ADA Violation Exists on the Belief an Employee has a Disability

ADA Violation Exists on the Belief an Employee has a Disability


BALTIMORE – M&R Consulting, LLC, a Towson, Md,-based home care agency doing business as Home Instead Senior Care, violated federal law when it rescinded a job offer because it regarded an applicant as having tuberculosis, the U.S. Equal Employment Opportunity Commission (EEOC), charged in a lawsuit it announced today.

The EEOC said that M&R Consulting conditionally hired a qualified applicant for a caregiving position in Towson, subject to her passing pre-employment requirements, including a skin test for tuberculosis. The applicant, who had prior caregiving experience, tested positive for tuberculosis on the purified protein derivative skin test.  However, that skin test only shows that someone has been exposed to tuberculosis bacteria and not whether the person has latent tuberculosis or has progressed to active tuberculosis disease.  Prior to this test, the applicant had never tested positive for tuberculosis and had no symptoms of the disease, EEOC charges.

M&R Consulting’s human resources coordinator told the applicant to submit to a chest x-ray for tuberculosis. The applicant emailed M&R Consulting the x-ray, which confirmed that she did not have tuberculosis. According to the suit, M&R Consulting emailed the applicant that, “any positive results are not accepted whether latent or otherwise” and wrongfully rescinded the job offer because it perceived the applicant as disabled.
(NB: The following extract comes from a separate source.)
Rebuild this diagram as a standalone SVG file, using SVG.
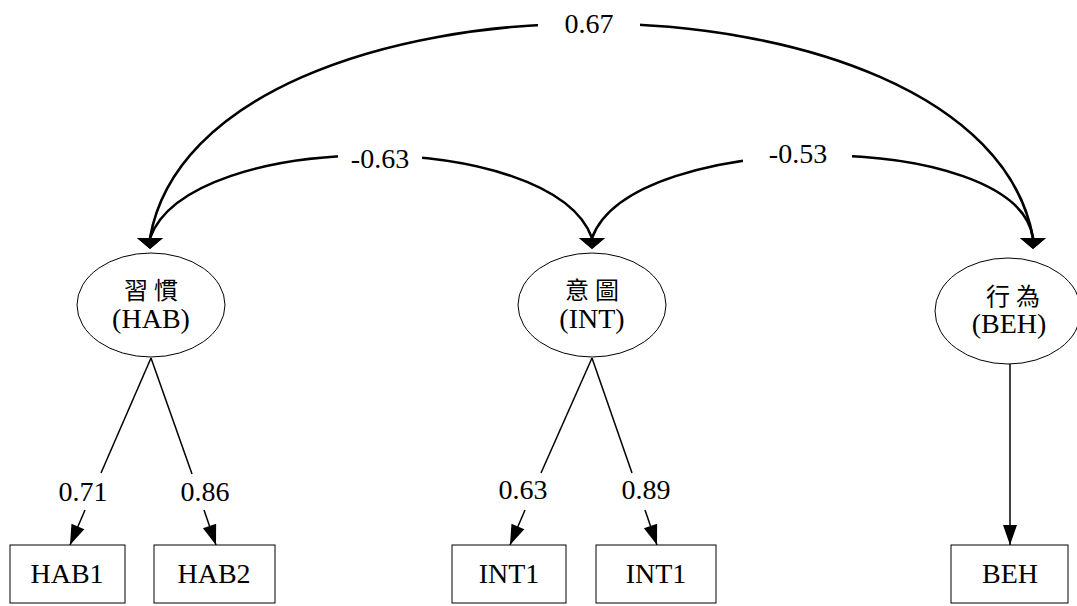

Such alleged conduct violates the Americans with Disabilities Act (ADA), which prohibits discrimination because an employer believes someone has a disability, even if she does not have such an impairment. The EEOC filed suit (EEOC v. M&R Consulting, LLC, Civil Action No. 1:18-cv-01638-ELH) in U.S. District Court for the District of Maryland, Northern Division, after first attempting to reach a voluntary, pre-litigation settlement through its conciliation process.

EEOC Regional Attorney Debra M. Lawrence said, “The applicant provided an x-ray proving that she did not have active tuberculosis. She was well-qualified for the position but M&R Consulting rescinded the job offer even though she was not a health risk. That’s a violation of the ADA and that’s why we filed this lawsuit.”

“Employers should make hiring decisions based on facts and qualifications, not ill-founded fears or biases about an applicant’s medical condition,” added Jamie R. Williamson, district director of EEOC’s Philadelphia District Office.

Eliminating barriers in recruitment and hiring, especially class-based recruitment and hiring practices that discriminate against racial, ethnic and religious groups, older workers, women, and people with disabilities, is one of six national priorities identified by the EEOC’s Strategic Enforcement Plan (SEP). Addressing emerging and developing issues in equal employment law, including issues involving the ADA, is another SEP priority.